§ **Collected material**:
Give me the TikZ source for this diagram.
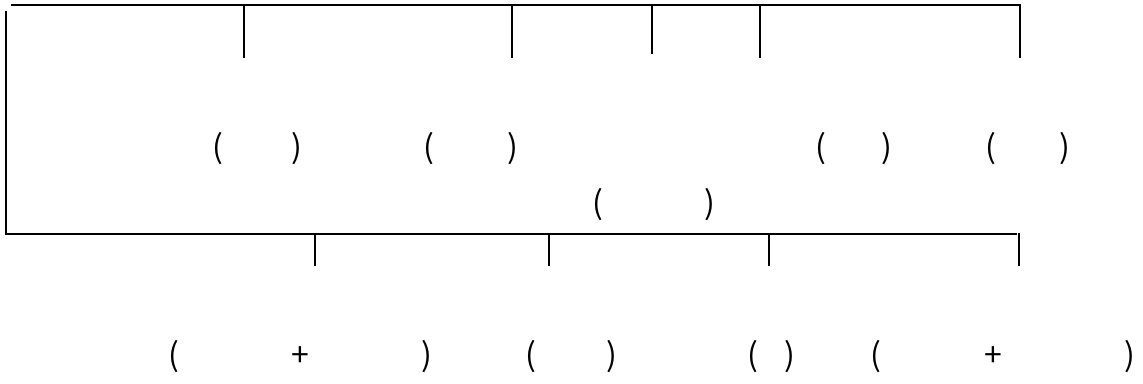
\documentclass[tikz,border=0pt]{standalone}
\usepackage{fontspec}
\setmainfont{Noto Sans CJK SC}
\begin{document}
\begin{tikzpicture}[x=1pt,y=-1pt,
  conn/.style={line width=1.6pt, line cap=rect},
  lbl/.style={inner sep=0pt, anchor=center, font=\fontsize{32}{32}\selectfont}]
\useasboundingbox (0,0) rectangle (1143,383);
% top bus
\coordinate (t0) at (12,5);
\coordinate (t1) at (244,5);   \coordinate (t1b) at (244,57);
\coordinate (t2) at (512,5);   \coordinate (t2b) at (512,57);
\coordinate (t3) at (652,5);   \coordinate (t3b) at (652,53);
\coordinate (t4) at (760,5);   \coordinate (t4b) at (760,57);
\coordinate (t5) at (1020,5);  \coordinate (t5b) at (1020,57);
\draw[conn] (t0) -- (t5);
\foreach \i in {1,...,5} \draw[conn] (t\i) -- (t\i b);
% left side and bottom bus
\coordinate (l0) at (6,12);
\coordinate (b0) at (6,234);
\coordinate (b5) at (1016,234);
\draw[conn] (l0) -- (b0) -- (b5);
\coordinate (u1) at (315,234);  \coordinate (u1b) at (315,265);
\coordinate (u2) at (549,234);  \coordinate (u2b) at (549,265);
\coordinate (u3) at (769,234);  \coordinate (u3b) at (769,265);
\coordinate (u4) at (1019,234); \coordinate (u4b) at (1019,265);
\foreach \i in {1,...,4} \draw[conn] (u\i) -- (u\i b);
% labels row 1
\node[lbl] (na) at (257,149)  {\makebox[90pt]{(\hfill)}};
\node[lbl] (nb) at (470.5,149) {\makebox[95pt]{(\hfill)}};
\node[lbl] (nc) at (853.5,149) {\makebox[77pt]{(\hfill)}};
\node[lbl] (nd) at (1027.5,149) {\makebox[85pt]{(\hfill)}};
% row 2
\node[lbl] (ne) at (653.5,205) {\makebox[123pt]{(\hfill)}};
% row 3
\node[lbl] (nf) at (300,357) {\makebox[264pt]{(\hfill+\hfill)}};
\node[lbl] (ng) at (571,357) {\makebox[92pt]{(\hfill)}};
\node[lbl] (nh) at (771,357) {\makebox[48pt]{(\hfill)}};
\node[lbl] (ni) at (1002.5,357) {\makebox[265pt]{(\hfill+\hspace{19pt}\hfill)}};
\end{tikzpicture}
\end{document}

§ **Task to carry out**: Make an exact copy of the data, leaving its pictures out.

§ **Result**:
Give me the TikZ source for this diagram.
\documentclass[tikz,border=0pt]{standalone}
\usepackage{fontspec}
\setmainfont{Noto Sans CJK SC}
\begin{document}
\begin{tikzpicture}[x=1pt,y=-1pt,
  conn/.style={line width=1.6pt, line cap=rect},
  lbl/.style={inner sep=0pt, anchor=center, font=\fontsize{32}{32}\selectfont}]
\useasboundingbox (0,0) rectangle (1143,383);
% top bus
\coordinate (t0) at (12,5);
\coordinate (t1) at (244,5);   \coordinate (t1b) at (244,57);
\coordinate (t2) at (512,5);   \coordinate (t2b) at (512,57);
\coordinate (t3) at (652,5);   \coordinate (t3b) at (652,53);
\coordinate (t4) at (760,5);   \coordinate (t4b) at (760,57);
\coordinate (t5) at (1020,5);  \coordinate (t5b) at (1020,57);
\draw[conn] (t0) -- (t5);
\foreach \i in {1,...,5} \draw[conn] (t\i) -- (t\i b);
% left side and bottom bus
\coordinate (l0) at (6,12);
\coordinate (b0) at (6,234);
\coordinate (b5) at (1016,234);
\draw[conn] (l0) -- (b0) -- (b5);
\coordinate (u1) at (315,234);  \coordinate (u1b) at (315,265);
\coordinate (u2) at (549,234);  \coordinate (u2b) at (549,265);
\coordinate (u3) at (769,234);  \coordinate (u3b) at (769,265);
\coordinate (u4) at (1019,234); \coordinate (u4b) at (1019,265);
\foreach \i in {1,...,4} \draw[conn] (u\i) -- (u\i b);
% labels row 1
\node[lbl] (na) at (257,149)  {\makebox[90pt]{(\hfill)}};
\node[lbl] (nb) at (470.5,149) {\makebox[95pt]{(\hfill)}};
\node[lbl] (nc) at (853.5,149) {\makebox[77pt]{(\hfill)}};
\node[lbl] (nd) at (1027.5,149) {\makebox[85pt]{(\hfill)}};
% row 2
\node[lbl] (ne) at (653.5,205) {\makebox[123pt]{(\hfill)}};
% row 3
\node[lbl] (nf) at (300,357) {\makebox[264pt]{(\hfill+\hfill)}};
\node[lbl] (ng) at (571,357) {\makebox[92pt]{(\hfill)}};
\node[lbl] (nh) at (771,357) {\makebox[48pt]{(\hfill)}};
\node[lbl] (ni) at (1002.5,357) {\makebox[265pt]{(\hfill+\hspace{19pt}\hfill)}};
\end{tikzpicture}
\end{document}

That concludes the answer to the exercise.